The prestigious Kura was originally founded after a visiting Daimyo to the Shonai region noticed their extraordinary water sources and recommended the founder of the brewery (Heishiro 1st) to start sake production.
The name Tatenokawa is translated as castle brook. This is an elaboration of the former name of the local mountains Tateyama (castle mountains), a region which was sprinkled with castles in earlier times. The brewery is located on a lowland plain facing the Sea of Japan on one side and sections of green mountains on the other. The climate and soil conditions there are ideal for producing fine sake. There is an abundance of excellent rice fields on the plains, at the same time they receive an endless supply of pristine spring water from the nearby mountains Chokkaisan and Gassan.
Tatenokawa follows the lead of the 6th generation family owner Jumpei Sato. Under his quiet supervision, the brewery produces some of the finest sake in western Japan. Since 2010, they have only made Junmai Daiginjo. This direction in their sake production is a way to simplify sake as a whole towards the consumer, who may feel overwhelmed by the myriads of sake brewing styles that are available. The other reasons behind Junmai Daiginjo Roadmap is to emphasize premium quality and to gain specialized knowledge of exactly this sake style. This has enabled Tatenokawa to take Junmai Daiginjo to new, unknown heights and diversity.

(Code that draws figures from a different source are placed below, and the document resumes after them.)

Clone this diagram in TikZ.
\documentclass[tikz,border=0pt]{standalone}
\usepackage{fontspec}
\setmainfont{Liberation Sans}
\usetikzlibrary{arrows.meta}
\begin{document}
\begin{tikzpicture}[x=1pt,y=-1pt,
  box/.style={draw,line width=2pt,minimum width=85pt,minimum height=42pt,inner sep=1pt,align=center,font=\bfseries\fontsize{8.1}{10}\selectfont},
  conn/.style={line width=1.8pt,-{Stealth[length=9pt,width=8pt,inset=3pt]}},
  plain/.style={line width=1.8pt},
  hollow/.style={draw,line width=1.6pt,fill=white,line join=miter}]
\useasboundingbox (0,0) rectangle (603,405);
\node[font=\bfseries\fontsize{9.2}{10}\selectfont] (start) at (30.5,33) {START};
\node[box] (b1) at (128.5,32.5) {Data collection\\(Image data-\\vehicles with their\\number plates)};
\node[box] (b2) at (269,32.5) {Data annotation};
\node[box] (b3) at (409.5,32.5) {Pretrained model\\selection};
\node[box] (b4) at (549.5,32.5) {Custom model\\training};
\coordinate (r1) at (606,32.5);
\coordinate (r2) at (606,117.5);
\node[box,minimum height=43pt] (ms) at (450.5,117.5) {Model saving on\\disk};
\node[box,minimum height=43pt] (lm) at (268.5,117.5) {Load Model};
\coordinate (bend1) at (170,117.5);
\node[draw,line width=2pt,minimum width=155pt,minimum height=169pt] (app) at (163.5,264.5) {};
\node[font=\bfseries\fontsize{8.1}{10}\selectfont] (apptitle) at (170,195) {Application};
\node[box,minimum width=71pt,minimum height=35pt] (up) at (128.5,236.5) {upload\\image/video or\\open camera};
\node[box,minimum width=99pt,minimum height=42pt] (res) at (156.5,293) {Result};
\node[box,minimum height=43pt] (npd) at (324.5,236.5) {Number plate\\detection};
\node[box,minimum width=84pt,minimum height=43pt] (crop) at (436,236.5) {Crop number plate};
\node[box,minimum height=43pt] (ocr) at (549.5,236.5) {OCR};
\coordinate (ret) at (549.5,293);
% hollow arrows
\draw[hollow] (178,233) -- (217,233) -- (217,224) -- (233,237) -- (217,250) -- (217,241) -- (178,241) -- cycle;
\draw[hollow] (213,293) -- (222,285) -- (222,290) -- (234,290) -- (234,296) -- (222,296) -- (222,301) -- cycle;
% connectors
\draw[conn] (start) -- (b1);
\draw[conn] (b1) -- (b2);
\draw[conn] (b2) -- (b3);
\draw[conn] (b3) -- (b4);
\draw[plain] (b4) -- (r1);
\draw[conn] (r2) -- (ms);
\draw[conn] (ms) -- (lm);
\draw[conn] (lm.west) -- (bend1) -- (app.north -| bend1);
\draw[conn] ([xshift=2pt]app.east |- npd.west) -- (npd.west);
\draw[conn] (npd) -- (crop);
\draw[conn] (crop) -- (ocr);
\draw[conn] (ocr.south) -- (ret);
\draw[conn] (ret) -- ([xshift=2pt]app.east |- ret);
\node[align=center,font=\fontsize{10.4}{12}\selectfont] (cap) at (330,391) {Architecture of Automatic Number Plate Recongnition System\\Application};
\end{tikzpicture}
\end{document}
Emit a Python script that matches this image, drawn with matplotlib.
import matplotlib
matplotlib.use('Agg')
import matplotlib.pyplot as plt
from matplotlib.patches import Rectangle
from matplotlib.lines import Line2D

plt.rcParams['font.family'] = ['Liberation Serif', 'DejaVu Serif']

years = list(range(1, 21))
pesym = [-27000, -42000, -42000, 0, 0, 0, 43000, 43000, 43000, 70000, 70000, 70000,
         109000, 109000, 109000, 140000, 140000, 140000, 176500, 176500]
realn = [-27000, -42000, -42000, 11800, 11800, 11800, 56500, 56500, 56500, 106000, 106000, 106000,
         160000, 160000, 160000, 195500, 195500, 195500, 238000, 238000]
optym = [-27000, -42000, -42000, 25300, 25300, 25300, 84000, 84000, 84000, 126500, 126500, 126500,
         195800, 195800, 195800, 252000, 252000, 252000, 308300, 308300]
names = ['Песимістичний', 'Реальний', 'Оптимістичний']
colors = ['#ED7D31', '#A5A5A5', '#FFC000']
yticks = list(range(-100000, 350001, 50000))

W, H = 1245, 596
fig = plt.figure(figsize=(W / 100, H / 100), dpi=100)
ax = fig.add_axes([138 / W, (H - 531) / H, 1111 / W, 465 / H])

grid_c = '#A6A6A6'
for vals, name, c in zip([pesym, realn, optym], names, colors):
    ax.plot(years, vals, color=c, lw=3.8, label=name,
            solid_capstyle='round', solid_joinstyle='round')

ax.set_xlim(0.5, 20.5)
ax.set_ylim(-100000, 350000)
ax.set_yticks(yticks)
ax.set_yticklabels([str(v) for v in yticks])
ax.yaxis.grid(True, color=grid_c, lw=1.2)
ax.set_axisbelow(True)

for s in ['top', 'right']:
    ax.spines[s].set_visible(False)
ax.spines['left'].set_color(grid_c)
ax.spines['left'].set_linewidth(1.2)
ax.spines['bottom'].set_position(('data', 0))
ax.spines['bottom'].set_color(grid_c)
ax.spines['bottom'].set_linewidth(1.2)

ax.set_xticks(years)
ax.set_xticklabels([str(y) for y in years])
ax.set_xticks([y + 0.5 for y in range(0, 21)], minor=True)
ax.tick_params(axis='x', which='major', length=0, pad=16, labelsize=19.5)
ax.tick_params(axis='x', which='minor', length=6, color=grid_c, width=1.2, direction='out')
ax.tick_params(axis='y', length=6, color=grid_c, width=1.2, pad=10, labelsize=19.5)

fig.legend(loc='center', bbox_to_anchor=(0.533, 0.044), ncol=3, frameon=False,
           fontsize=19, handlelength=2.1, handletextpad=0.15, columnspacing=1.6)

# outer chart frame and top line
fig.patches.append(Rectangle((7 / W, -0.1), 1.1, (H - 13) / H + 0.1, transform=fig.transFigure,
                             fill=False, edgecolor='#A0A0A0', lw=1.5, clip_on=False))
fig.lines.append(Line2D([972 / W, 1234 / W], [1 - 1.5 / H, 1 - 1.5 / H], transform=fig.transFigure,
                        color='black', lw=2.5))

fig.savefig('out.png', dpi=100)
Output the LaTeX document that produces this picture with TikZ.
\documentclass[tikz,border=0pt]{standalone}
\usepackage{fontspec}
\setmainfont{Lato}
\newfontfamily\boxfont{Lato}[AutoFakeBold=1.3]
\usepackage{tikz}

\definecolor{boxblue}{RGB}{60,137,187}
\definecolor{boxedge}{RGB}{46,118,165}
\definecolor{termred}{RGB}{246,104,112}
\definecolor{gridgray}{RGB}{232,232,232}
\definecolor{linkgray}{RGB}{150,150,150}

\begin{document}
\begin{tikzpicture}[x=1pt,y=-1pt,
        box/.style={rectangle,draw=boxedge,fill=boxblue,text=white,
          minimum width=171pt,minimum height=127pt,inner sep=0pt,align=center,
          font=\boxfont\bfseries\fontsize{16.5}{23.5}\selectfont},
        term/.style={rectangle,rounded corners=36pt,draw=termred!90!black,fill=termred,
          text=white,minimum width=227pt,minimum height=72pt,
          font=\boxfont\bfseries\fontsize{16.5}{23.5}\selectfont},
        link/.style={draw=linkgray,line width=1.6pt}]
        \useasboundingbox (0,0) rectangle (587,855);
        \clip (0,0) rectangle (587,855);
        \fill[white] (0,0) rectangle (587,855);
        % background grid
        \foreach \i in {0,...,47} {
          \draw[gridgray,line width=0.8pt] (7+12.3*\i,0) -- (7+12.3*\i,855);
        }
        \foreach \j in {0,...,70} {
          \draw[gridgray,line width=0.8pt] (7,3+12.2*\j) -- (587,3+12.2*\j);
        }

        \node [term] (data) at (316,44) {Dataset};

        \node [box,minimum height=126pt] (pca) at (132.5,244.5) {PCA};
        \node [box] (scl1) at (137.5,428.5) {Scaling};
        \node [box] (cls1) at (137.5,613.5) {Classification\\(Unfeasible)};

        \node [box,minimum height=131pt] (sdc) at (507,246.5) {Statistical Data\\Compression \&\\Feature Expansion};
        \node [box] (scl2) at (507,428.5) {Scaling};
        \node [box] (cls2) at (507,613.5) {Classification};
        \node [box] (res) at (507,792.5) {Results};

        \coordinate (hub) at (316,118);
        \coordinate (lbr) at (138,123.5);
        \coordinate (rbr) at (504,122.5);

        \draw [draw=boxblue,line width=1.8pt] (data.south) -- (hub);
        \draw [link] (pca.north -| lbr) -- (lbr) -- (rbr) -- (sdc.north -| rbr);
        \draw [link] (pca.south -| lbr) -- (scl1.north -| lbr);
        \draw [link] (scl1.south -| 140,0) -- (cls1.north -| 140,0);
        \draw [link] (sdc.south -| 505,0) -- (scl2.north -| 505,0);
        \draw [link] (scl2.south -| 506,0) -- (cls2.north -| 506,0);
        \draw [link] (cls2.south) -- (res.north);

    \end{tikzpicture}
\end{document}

Takeshi Sato, the current Toji (brewmaster) achieves an astonishing variation of character in his sake, bearing in mind that all of Tatenokawa's sake is Junmai Daiginjo, which is made with primarily two different yeast types and two different rice types. These factors are not limitations as one might think. Mr. Sato manages to produce a range of complex, flavor profiles, based primarily on his precise brewing technique. The importance of gentle rice polishing and carbon filtration is highlighted in his production of fine Junmai Daiginjo sake.
For the majority of their sake production, the two local rice types use Dewasansan and Miyama Nishiki. Although Tatenokawa is not certified organic, the vast majority of the sake rice they receive, from their rice farmers in Shona,i is grown without pesticides or chemical fertilizers. It takes a special skill and experience to grow sake rice in this way, partly because the rice grains are larger than eating rice grains, which makes them more vulnerable to invasion by pests.